Robert J. Barro stated that "I have made calculations of the so-called expenditure multiplier, i.e. the response of GDP to changes in government spending policy on goods and services. I have used time series data for the US economy. And I have found that there is indeed a positive effect of increased government spending on GDP. But this effect is marginal, which is very important in this context. If we apply this conclusion to the 2009-2010 fiscal stimulus package in the US, we can quantify the impact on GDP in 2009 as an increase of one percentage point and less than half a percentage point in 2010. This is a very small effect and, what is worse, public indebtedness has increased due to the increase in spending, which means that, in the long run, the overall effect will be negative as tax increases will be needed to pay for this increase in debt. If we consider all these elements simultaneously, we see that this small positive effect on economic growth in 2009-2010 will be offset, in the future, by the problems derived from the increase in public debt and the foreseeable increase in taxes to finance it. I believe that, given the current fiscal deficit situation in the US, the effort should have been directed towards tax cuts and not towards increased public spending. On the fiscal side, rather than tax rebates to taxpayers, the fiscal stimulus package should have concentrated on cutting marginal tax rates".
Regarding the effectiveness of global poverty reduction programmes, Robert J. Barro argued that "global poverty reduction over the last twenty to thirty years has not been achieved through economic aid programmes for the poorest countries. These programmes are counterproductive in boosting economic growth. The greatest achievements since the 1980s have been reflected in the experiences of China and India, whose economic growth rates have been very high, unthinkable in previous years, and have lifted millions of people out of poverty. These two countries have been the determining factor in reducing global poverty rates. However, the biggest failure of poverty reduction efforts has been seen in Sub-Saharan Africa. We are talking about countries that have been major recipients of aid programmes that have failed to achieve their objectives. I do not believe that international aid is a determining factor in the fight against poverty in the world. If, as a consequence of the crisis, there is a reduction in these programmes, I think there will be a positive impact on the fight against poverty at the global level.

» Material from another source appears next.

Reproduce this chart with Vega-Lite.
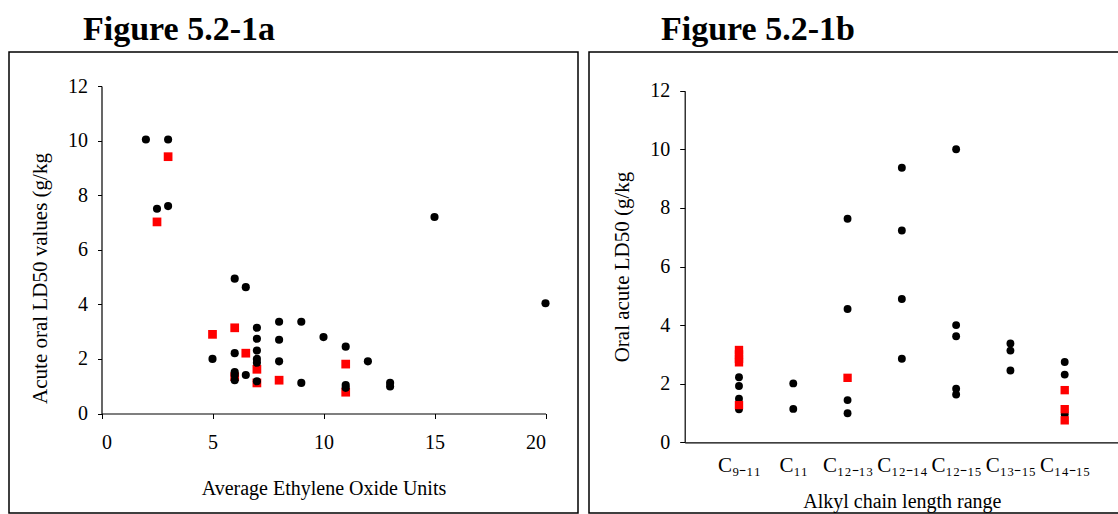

Robert J. Barro gave his lecture as part of the "Lessons of the Crisis" series. The Rafael del Pino Foundation is holding this series of conferences, which was opened by Enrique V. Iglesias and in which Michel Camdessus, David C. Schmittlein, Richard M. Locke, Finn E. Kydland, Stefan Ingves, Julio María Sanguinetti, Andreu Mas-Colell, Juergen B. Donges, Makoto Utsumi, Dani Rodrik and Luis Garicano have also participated. Donges, Makoto Utsumi, Dani Rodrik and Luis Garicano. Robert E. Lucas and Moisés Naím will speak.